The wrestling world’s tragic “Von Erich Curse” gets retold in subtle, melancholic detail by director Sean Durkin (The Nest), who assembles a great cast including Zac Efron, Jeremy Allen White, Harris Dickinson and Stanley Simons to bring the true story to life. “Visually the film is modest, with a spongey timeworn veneer, although it has one head-turning special effect: Efron,” says Luke Buckmaster’s review: “Here he’s something else: a human beefcake, strapping and sturdy as all get-out, with a body like Schwarzenegger circa Pumping Iron, and a lantern-jawed face banged up like an old catcher’s mitt”.

Priscilla

Based on Priscilla Beaulieu’s own memoir detailing her life with Elvis, Sofia Coppola’s latest sees Cailee Spaeny as the teen Priscilla, whose life changes unimaginably when she’s romanced by Elvis Presley (Jacob Elordi). Describing the film as her finest work in over fifteen years, Rory Doherty’s review observes: “Sofia Coppola sensitively reapproaches girlhood without sacrificing the emotional rawness behind a tremendously famous love story. Priscilla is intimate, revealing, and devastates with the lightest touch.”

Mean Girls

It’s Mean Girls but not as you know it. The new movie take on a 20-year-old classic is a musical—based on a Broadway musical, which is based on the 2004 film, which was itself based on a parenting book. The musical element proves essential in breathing new life into a familiar screenplay, says Rory Doherty’s review: “It’s why the song numbers, hyper-poppy and earworm-y as they may be, are the true highlights—it’s a fundamentally novel way of engaging with this story that doesn’t invoke comparisons with the original.”

The Beekeeper

A Jason Statham revenge-fueled action pic may not be what you expect to find on this list, but thankfully we have Luke Buckmaster’s review that highlights: “This is the kind of B̶ ̶m̶o̶v̶i̶e̶  bee movie for which the terms “guilty pleasure” and “so bad it’s good” were coined.
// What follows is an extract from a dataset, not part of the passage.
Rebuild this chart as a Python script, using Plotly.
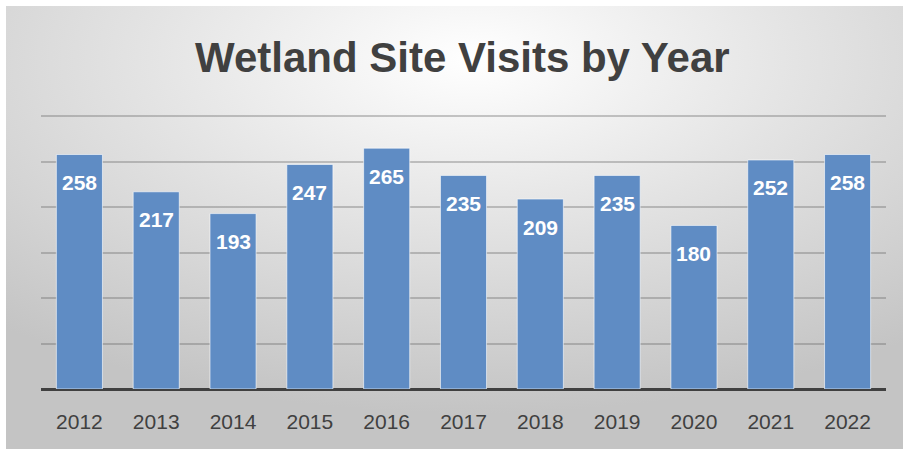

I found The Beekeeper almost breathtakingly funny, laughing out loud heartily at least a dozen times, even if comedy gold wasn’t director David Ayer’s intention.”

Society of the Snow

The remarkable true survival story of a rugby team whose flight crashed on a glacier in the Andes (originally depicted three decades prior with 1993’s Alive) is retold by director J.A. Bayona (The Lord of the Rings: The Rings of Power).  The plot doesn’t pussyfoot around issues of death and cannibalism, according to Luke Buckmaster’s review: “Do the dead have a right to not be eaten? Do the living have a right to survive? Bayona understands his job is to raise these questions inside a credible dramatic space rather than propose any answers.”